Rasterio has a new Dockerfile that can be used to create images and containers for exploring or testing the package.

The command make dockertest will build a Docker image based on one of the official GDAL images, start a container that mounts the working directory, and run python setup.py develop && python -m pytest in the container.

Historical Development Environment

If you prefer not to use the new development environment you may install rasterio’s dependencies directly onto your computer.

Developing Rasterio requires Python 3.6 or any final release after and including 3.10. We prefer developing with the most recent version of Python but recognize this is not possible for all contributors. A C compiler is also required to leverage existing protocols for extending Python with C or C++. See the Windows install instructions in the readme for more information about building on Windows.

Initial Setup

First, clone Rasterio’s git repo:

$ git clone https://github.com/rasterio/rasterio

Development should occur within a virtual environment to better isolate development work from custom environments.

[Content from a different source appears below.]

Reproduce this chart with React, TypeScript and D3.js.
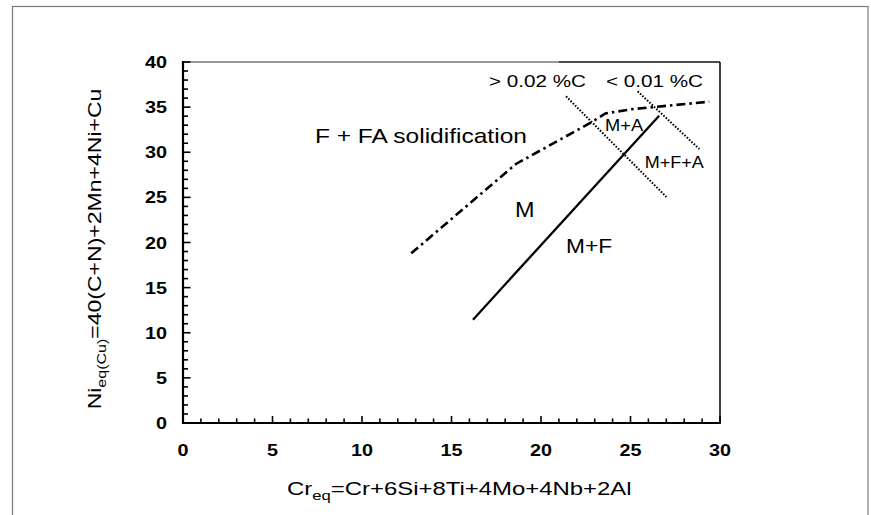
import React from "react";
import * as d3 from "d3";

// ---------- data ----------
const xTickValues = [0, 5, 10, 15, 20, 25, 30];
const yTickValues = [0, 5, 10, 15, 20, 25, 30, 35, 40];

// solid boundary M / M+F
const solidLine: [number, number][] = [
  [16.2, 11.45],
  [26.6, 34.05],
];
// dash-dot boundary (F + FA solidification)
const dashDotLine: [number, number][] = [
  [12.75, 18.8],
  [18.6, 28.7],
  [22.8, 33.3],
  [23.6, 34.3],
  [25.0, 34.75],
  [26.5, 35.05],
  [29.4, 35.6],
];
// dotted carbon lines
const dottedHighC: [number, number][] = [
  [21.4, 36.2],
  [27.0, 25.05],
];
const dottedLowC: [number, number][] = [
  [25.4, 36.75],
  [28.85, 30.35],
];

const annotationTexts = [
  "> 0.02 %C",
  "< 0.01 %C",
  "F + FA solidification",
  "M+A",
  "M+F+A",
  "M",
  "M+F",
];
// anchor (data coords, left/baseline)
const annotationX = [17.09, 23.63, 7.37, 23.58, 25.8, 18.55, 21.4];
const annotationY = [37.23, 37.23, 30.97, 32.35, 28.25, 22.88, 18.84];

// ---------- layout ----------
const W = 871;
const H = 515;
const PL = 183;
const PR = 720;
const PT = 62;
const PB = 423;

const FONT = "'Liberation Sans', Arial, Helvetica, sans-serif";

const annSize = [17, 17, 21, 16, 16, 22, 21];
const annLen = [97, 97, 212, 38, 59, 19.5, 46];

export default function App() {
  const x = d3.scaleLinear().domain([0, 30]).range([PL, PR]);
  const y = d3.scaleLinear().domain([0, 40]).range([PB, PT]);
  const line = d3
    .line<[number, number]>()
    .x((d) => x(d[0]))
    .y((d) => y(d[1]));

  const xMinor = d3.range(0, 31, 1);
  const yMinor = d3.range(0, 41, 1);

  return (
    <svg
      width={W}
      height={H}
      style={{ position: "absolute", left: 0, top: 0, background: "#fff" }}
    >
      <rect x={0} y={0} width={W} height={H} fill="#fff" />
      {/* outer frame */}
      <rect
        x={12.5}
        y={6.5}
        width={855.5}
        height={540}
        fill="none"
        stroke="#7a7a7a"
        strokeWidth={1.2}
      />

      {/* plot frame */}
      <line x1={PL} y1={PT} x2={x(21)} y2={PT} stroke="#777" strokeWidth={1.5} />
      <line x1={x(21)} y1={PT} x2={PR} y2={PT} stroke="#111" strokeWidth={1.7} />
      <line x1={PR} y1={PT} x2={PR} y2={PB} stroke="#111" strokeWidth={1.6} />
      <line x1={PL} y1={PT - 1} x2={PL} y2={PB + 1} stroke="#000" strokeWidth={2.2} />
      <line x1={PL - 1} y1={PB} x2={PR + 0.8} y2={PB} stroke="#000" strokeWidth={2.2} />

      {/* ticks */}
      {xMinor.map((v) => (
        <line
          key={"xt" + v}
          x1={x(v)}
          x2={x(v)}
          y1={PB}
          y2={PB - (v % 5 === 0 ? 7 : 4.5)}
          stroke="#000"
          strokeWidth={1.6}
        />
      ))}
      {yMinor.map((v) => (
        <line
          key={"yt" + v}
          x1={PL}
          x2={PL + (v % 5 === 0 ? 7.5 : 5)}
          y1={y(v)}
          y2={y(v)}
          stroke="#000"
          strokeWidth={1.6}
        />
      ))}

      {/* tick labels */}
      {xTickValues.map((v) => (
        <g key={"xl" + v} transform={`translate(${x(v)},455.5) scale(1.2,1)`}>
          <text
            textAnchor="middle"
            fontFamily={FONT}
            fontWeight="bold"
            fontSize={16.5}
            fill="#000"
          >
            {v}
          </text>
        </g>
      ))}
      {yTickValues.map((v) => (
        <g key={"yl" + v} transform={`translate(167,${y(v) + 6}) scale(1.2,1)`}>
          <text
            textAnchor="end"
            fontFamily={FONT}
            fontWeight="bold"
            fontSize={16.5}
            fill="#000"
          >
            {v}
          </text>
        </g>
      ))}

      {/* lines */}
      <path
        d={line(solidLine) || ""}
        fill="none"
        stroke="#000"
        strokeWidth={2.3}
      />
      <path
        d={line(dashDotLine) || ""}
        fill="none"
        stroke="#000"
        strokeWidth={2.6}
        strokeDasharray="9,4,2.5,4"
      />
      <path
        d={line(dottedHighC) || ""}
        fill="none"
        stroke="#000"
        strokeWidth={2}
        strokeDasharray="1.6,1.6"
      />
      <path
        d={line(dottedLowC) || ""}
        fill="none"
        stroke="#000"
        strokeWidth={2}
        strokeDasharray="1.6,1.6"
      />

      {/* annotations */}
      {annotationTexts.map((t, i) => (
        <text
          key={"an" + i}
          x={x(annotationX[i])}
          y={y(annotationY[i])}
          fontFamily={FONT}
          fontSize={annSize[i]}
          textLength={annLen[i]}
          lengthAdjust="spacingAndGlyphs"
          fill="#000"
        >
          {t}
        </text>
      ))}

      {/* x axis title */}
      <g transform="translate(287,495) scale(1.33,1)">
        <text fontFamily={FONT} fontSize={18} fill="#000">
          Cr
          <tspan fontSize={12.5} dy={5}>
            eq
          </tspan>
          <tspan dy={-5}>=Cr+6Si+8Ti+4Mo+4Nb+2Al</tspan>
        </text>
      </g>

      {/* y axis title */}
      <g transform="translate(101,249) rotate(-90) scale(1.28,1)">
        <text textAnchor="middle" fontFamily={FONT} fontSize={18} fill="#000">
          Ni
          <tspan fontSize={12.5} dy={5}>
            eq(Cu)
          </tspan>
          <tspan dy={-5}>=40(C+N)+2Mn+4Ni+Cu</tspan>
        </text>
      </g>
    </svg>
  );
}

In some cases installing a library with an accompanying executable inside a virtual environment causes the shell to initially look outside the environment for the executable. If this occurs try deactivating and reactivating the environment.

Installing GDAL

The GDAL library and its headers are required to build Rasterio. We do not have currently have guidance for any platforms other than Linux and OS X.

On Linux, GDAL and its headers should be available through your distro’s package manager. For Ubuntu the commands are:

$ sudo add-apt-repository ppa:ubuntugis/ppa
$ sudo apt-get update
$ sudo apt-get install gdal-bin libgdal-dev

On OS X, Homebrew is a reliable way to get GDAL.

$ brew install gdal

Python build requirements

Provision a virtualenv with Rasterio’s build requirements. Rasterio’s setup.py script will not run unless Cython and Numpy are installed, so do this first from the Rasterio repo directory.

Linux users may need to install some additional Numpy dependencies:

$ sudo apt-get install libatlas-dev libatlas-base-dev gfortran

then:

$ pip install -U pip
$ pip install -r requirements-dev.txt

Installing Rasterio

Rasterio, its Cython extensions, normal dependencies, and dev dependencies can be installed with $ pip. Installing Rasterio in editable mode while developing is very convenient but only affects the Python files. Specifying the [test] extra in the command below tells $ pip to also install Rasterio’s dev dependencies.

$ pip install -e .[test]

Any time a Cython (.pyx or .pxd) file is edited the extension modules need to be recompiled, which is most easily achieved with:

$ pip install -e .

When switching between Python versions the extension modules must be recompiled, which can be forced with $ touch rasterio/*.pyx and then re-installing with the command above. If this is not done an error claiming that an object has the wrong size, try recompiling is raised.

The dependencies required to build the docs can be installed with:

$ pip install -e .[docs]

Running the tests

Rasterio’s tests live in tests <tests/> and generally match the main package layout.

To run the entire suite and the code coverage report:

Note: rasterio must be installed in editable mode in order to run tests.

$ python -m pytest --cov rasterio --cov-report term-missing

A single test file:

$ python -m pytest tests/test_band.py

A single test:

$ python -m pytest tests/test_band.py::test_band

Additional Information

More technical information lives on the wiki.

The long term goal is to consolidate into this document.